Vous rendez aussi hommage au bubble tea taïwanais. En quoi ces graines de tapioca servent-elles la liberté ?

Je suis admirative de la vivacité et de la créativité des prodémocraties du Sud-Est asiatique. L’inventivité de la jeunesse sud-asiatique est une bouffée de fraîcheur et d’espoir dans nos pays occidentaux qui snobent la démocratie et se détournent des urnes.

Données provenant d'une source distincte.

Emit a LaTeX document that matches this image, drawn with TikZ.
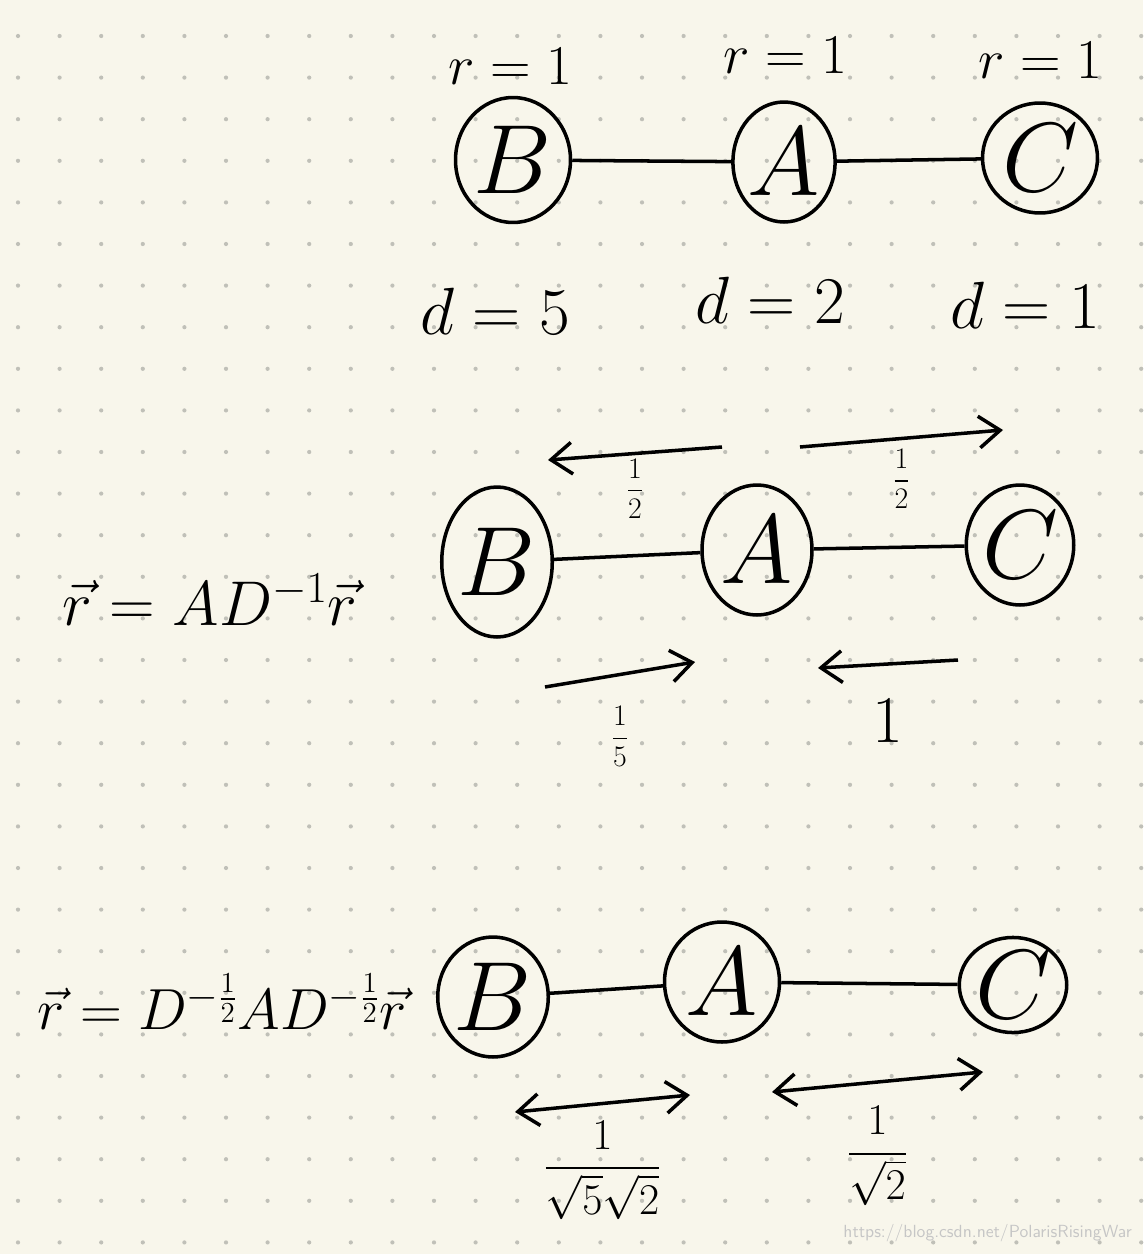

C’était le mouvement des parapluies à Hong-Kong en 2014, le mouvement des tournesols à Taïwan, puis toujours en 2014, le geste des trois doigts inspirés par la série Hunger Games, qui s’est répandu en Thaïlande après le coup d’État et qui réapparaît en Birmanie suite au énième coup d’État militaire en 2021, repris par l’ambassadeur de Birmanie sur les bancs de l’ONU. Et cette idée géniale a suivi : le #MilkteaAlliance, l’alliance thé au lait qui s’oppose à la Chine uniformisatrice et totalitaire et qui rappelle que si la Chine boit le thé noir, Hong-Kong y rajoute du lait, Taïwan des graines de tapioca et la Thaïlande le boit froid et très sucré. Cette jeunesse fait honneur à la lutte pour la liberté.